クイントさん:これほど複雑でダイナミックな役を演じることができて、とても光栄です。前作では、地球人とバルカン人との間に生まれたスポックが、自分自身の「人間性」に葛藤したわけですが、本作ではもう一歩踏み込んで、スポックが自らの人間的な要素を受け入れ、さらに、自分の脆さを受容し、それを人前にさらけ出すという、今までの彼にはなかった一面を見せるんです。そんな今までとは違うアプローチでスポックを演じられたのが良かったです。
――最新鋭の撮影技術と3D映像で描かれていますが、出演者でありながら、完成した映像を観て驚いたりすることはなかったですか?
クイントさん:確かに僕たち俳優は、どんな映像が出来上がるのか、すべてを把握しているわけではないし、撮影中に「どんな映像になるのかな」と想像しながら演技をすることがあります。実際に完成した映像を観て、そこに自分が映っているのにもかかわらず、「どうやって撮ったんだろう」と感心させられたこともありました(笑)。例えば、カークとスポック、ウフーラが宇宙船でジョン・ハリソンを追跡していて、惑星クロノスに遭遇するシーンがあります。あのシーンは、ロサンゼルスの撮影スタジオに巨大なセットを作って撮影したので、かなりスケールの大きなシーンになるとはわかっていましたが、完成した映像では、CGを使ってさらにスケールが拡大されていたので、観ていて圧倒されました。
――最後に、日本のファンにメッセージを。
クイントさん:ぜひこの映画を観て、宇宙体験を楽しんでほしいと思います。日本はとても美しく、大好きな国なので、次の作品でまたぜひ戻ってきたいと思っています。

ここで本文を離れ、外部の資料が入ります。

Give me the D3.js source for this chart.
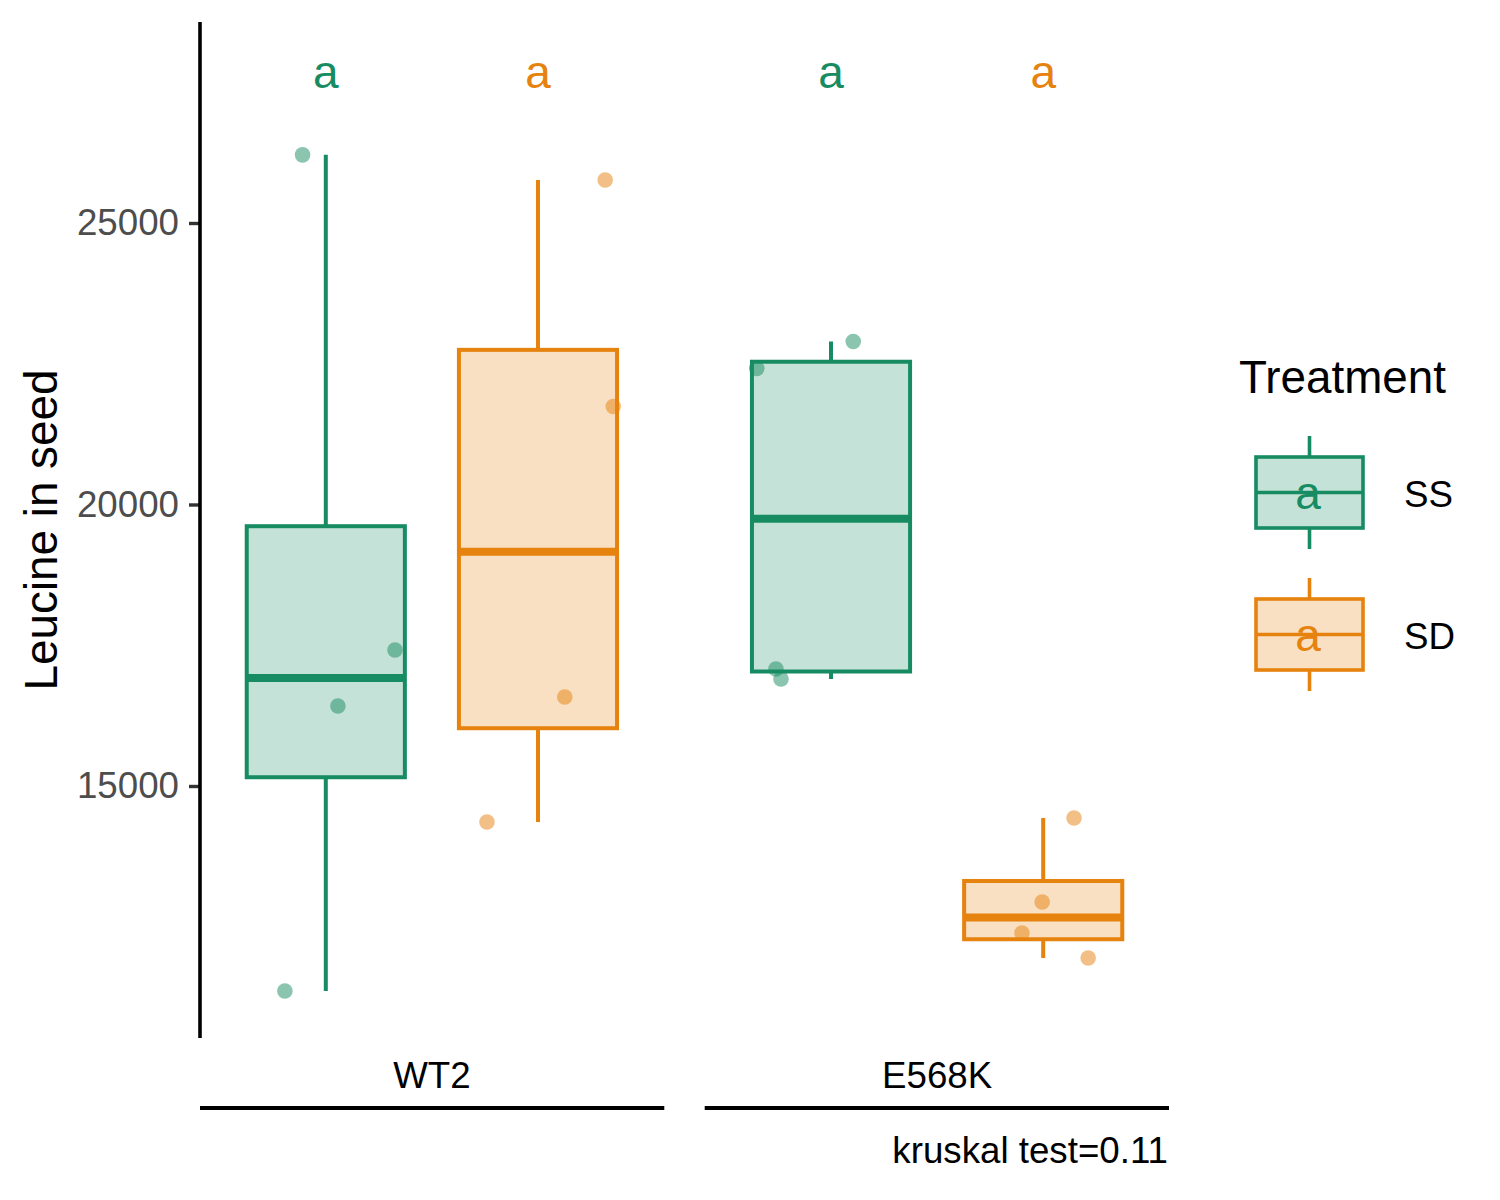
<!DOCTYPE html>
<html>
<head>
<meta charset="utf-8">
<script src="https://cdn.jsdelivr.net/npm/d3@7"></script>
<style>
  html, body { margin: 0; padding: 0; background: #fff; }
  svg { display: block; font-family: "Liberation Sans", Arial, sans-serif; }
</style>
</head>
<body>
<svg id="chart" width="1500" height="1200"></svg>
<script>
// ---- data ----
const groups = ["WT2", "E568K"];
const treatments = ["SS", "SD"];
const colors = ["#178C62", "#E6820E"];
const yTicks = [15000, 20000, 25000];
const letters = ["a", "a", "a", "a"];           // WT2-SS, WT2-SD, E568K-SS, E568K-SD
const letterValue = 27680;
const kruskalLabel = "kruskal test=0.11";
const yTitle = "Leucine in seed";
const legendTitle = "Treatment";

const wt2SS   = [26210, 11359, 16421, 17416];
const wt2SD   = [25764, 21741, 16581, 14361];
const e568kSS = [22895, 22416, 17078, 16900];
const e568kSD = [14432, 12940, 12389, 11945];
// horizontal jitter, in category-step units
const jitWt2SS   = [-0.046, -0.081, 0.024, 0.137];
const jitWt2SD   = [0.133, 0.149, 0.053, -0.101];
const jitE568kSS = [0.044, -0.147, -0.109, -0.099];
const jitE568kSD = [0.061, -0.002, -0.042, 0.089];

const series = [
  {group: "WT2",   trt: "SS", values: wt2SS,   jitter: jitWt2SS,   letter: letters[0]},
  {group: "WT2",   trt: "SD", values: wt2SD,   jitter: jitWt2SD,   letter: letters[1]},
  {group: "E568K", trt: "SS", values: e568kSS, jitter: jitE568kSS, letter: letters[2]},
  {group: "E568K", trt: "SD", values: e568kSD, jitter: jitE568kSD, letter: letters[3]}
];

// ---- layout ----
const svg = d3.select("#chart");
const panel = {left: 200, right: 1169, top: 22, bottom: 1038};

const y = d3.scaleLinear().domain([10524, 28570]).range([panel.bottom, panel.top]);
const x = d3.scalePoint().domain(groups).range([panel.left, panel.right]).padding(0.459);
const step = x.step();
const dodge = d3.scaleBand().domain(treatments).range([-0.42 * step, 0.42 * step]);
const color = d3.scaleOrdinal().domain(treatments).range(colors);
const boxW = 0.313 * step;

function cx(d) { return x(d.group) + dodge(d.trt) + dodge.bandwidth() / 2; }

function stats(vals) {
  const s = vals.slice().sort(d3.ascending);
  const q1 = d3.quantile(s, 0.25), med = d3.quantile(s, 0.5), q3 = d3.quantile(s, 0.75);
  const iqr = q3 - q1;
  const lo = d3.min(s.filter(v => v >= q1 - 1.5 * iqr));
  const hi = d3.max(s.filter(v => v <= q3 + 1.5 * iqr));
  return {q1, med, q3, lo, hi};
}

// ---- y axis ----
const yAxis = d3.axisLeft(y).tickValues(yTicks).tickSize(11).tickPadding(10).tickFormat(d3.format("d"));
const gy = svg.append("g").attr("transform", `translate(${panel.left},0)`).call(yAxis);
gy.select(".domain").remove();
gy.selectAll(".tick line").attr("stroke", "#333333").attr("stroke-width", 3.4);
gy.selectAll(".tick text").attr("fill", "#4D4D4D").style("font-size", "36.7px")
  .style("font-family", "'Liberation Sans', Arial, sans-serif");
svg.append("line").attr("x1", panel.left).attr("x2", panel.left)
  .attr("y1", y.range()[1]).attr("y2", y.range()[0])
  .attr("stroke", "#000").attr("stroke-width", 3.6);

svg.append("text").attr("transform", `translate(57,${(panel.top + panel.bottom) / 2}) rotate(-90)`)
  .attr("text-anchor", "middle").style("font-size", "45.8px").attr("fill", "#000").text(yTitle);

// ---- boxes ----
const gb = svg.append("g");
series.forEach(d => {
  const s = stats(d.values);
  const c = cx(d), col = color(d.trt);
  gb.append("line").attr("x1", c).attr("x2", c).attr("y1", y(s.hi)).attr("y2", y(s.q3))
    .attr("stroke", col).attr("stroke-width", 4);
  gb.append("line").attr("x1", c).attr("x2", c).attr("y1", y(s.q1)).attr("y2", y(s.lo))
    .attr("stroke", col).attr("stroke-width", 4);
  gb.append("rect").attr("x", c - boxW / 2).attr("width", boxW)
    .attr("y", y(s.q3)).attr("height", y(s.q1) - y(s.q3))
    .attr("fill", col).attr("fill-opacity", 0.25)
    .attr("stroke", col).attr("stroke-width", 4);
  gb.append("line").attr("x1", c - boxW / 2).attr("x2", c + boxW / 2)
    .attr("y1", y(s.med)).attr("y2", y(s.med))
    .attr("stroke", col).attr("stroke-width", 8);
  // points
  d.values.forEach((v, i) => {
    gb.append("circle").attr("cx", c + d.jitter[i] * step).attr("cy", y(v)).attr("r", 7.8)
      .attr("fill", col).attr("fill-opacity", 0.5);
  });
  // letters
  gb.append("text").attr("x", c).attr("y", y(letterValue)).attr("dy", "0.35em")
    .attr("text-anchor", "middle").style("font-size", "46px").attr("fill", col).text(d.letter);
});

// ---- group labels & bracket lines ----
const half = 0.46 * step;
groups.forEach(g => {
  svg.append("text").attr("x", x(g)).attr("y", 1088).attr("text-anchor", "middle")
    .style("font-size", "36.7px").attr("fill", "#000").text(g);
});
svg.append("line").attr("x1", panel.left).attr("x2", x(groups[0]) + half)
  .attr("y1", 1108).attr("y2", 1108).attr("stroke", "#000").attr("stroke-width", 4);
svg.append("line").attr("x1", x(groups[1]) - half).attr("x2", panel.right)
  .attr("y1", 1108).attr("y2", 1108).attr("stroke", "#000").attr("stroke-width", 4);

svg.append("text").attr("x", 1168).attr("y", 1163).attr("text-anchor", "end")
  .style("font-size", "36.7px").attr("fill", "#000").text(kruskalLabel);

// ---- legend ----
const lg = svg.append("g");
lg.append("text").attr("x", 1239).attr("y", 393).style("font-size", "45.8px").attr("fill", "#000").text(legendTitle);
treatments.forEach((t, i) => {
  const top = 457 + i * 142;
  const col = color(t);
  const mx = 1309.5;
  lg.append("line").attr("x1", mx).attr("x2", mx).attr("y1", top - 21).attr("y2", top).attr("stroke", col).attr("stroke-width", 3.6);
  lg.append("line").attr("x1", mx).attr("x2", mx).attr("y1", top + 71).attr("y2", top + 92).attr("stroke", col).attr("stroke-width", 3.6);
  lg.append("rect").attr("x", 1256).attr("y", top).attr("width", 107).attr("height", 71)
    .attr("fill", col).attr("fill-opacity", 0.25).attr("stroke", col).attr("stroke-width", 3.6);
  lg.append("line").attr("x1", 1256).attr("x2", 1363).attr("y1", top + 35.5).attr("y2", top + 35.5)
    .attr("stroke", col).attr("stroke-width", 3.6);
  lg.append("text").attr("x", 1308).attr("y", top + 52).attr("text-anchor", "middle")
    .style("font-size", "46px").attr("fill", col).text("a");
  lg.append("text").attr("x", 1404).attr("y", top + 50).style("font-size", "36.7px").attr("fill", "#000").text(t);
});
</script>
</body>
</html>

【プロフィル】ZACHARY QUINTO 1977年6月2日、アメリカ・ペンシルベニア州生まれ。主にテレビドラマシリーズで活躍し、『24 -TWENTY FOUR-』(2003~04年)のアダム・カウフマン役や、『HEROES』(06~10年)のサイラー役でブレイクする。映画『スター・トレック』(09年)でスポック役に起用される。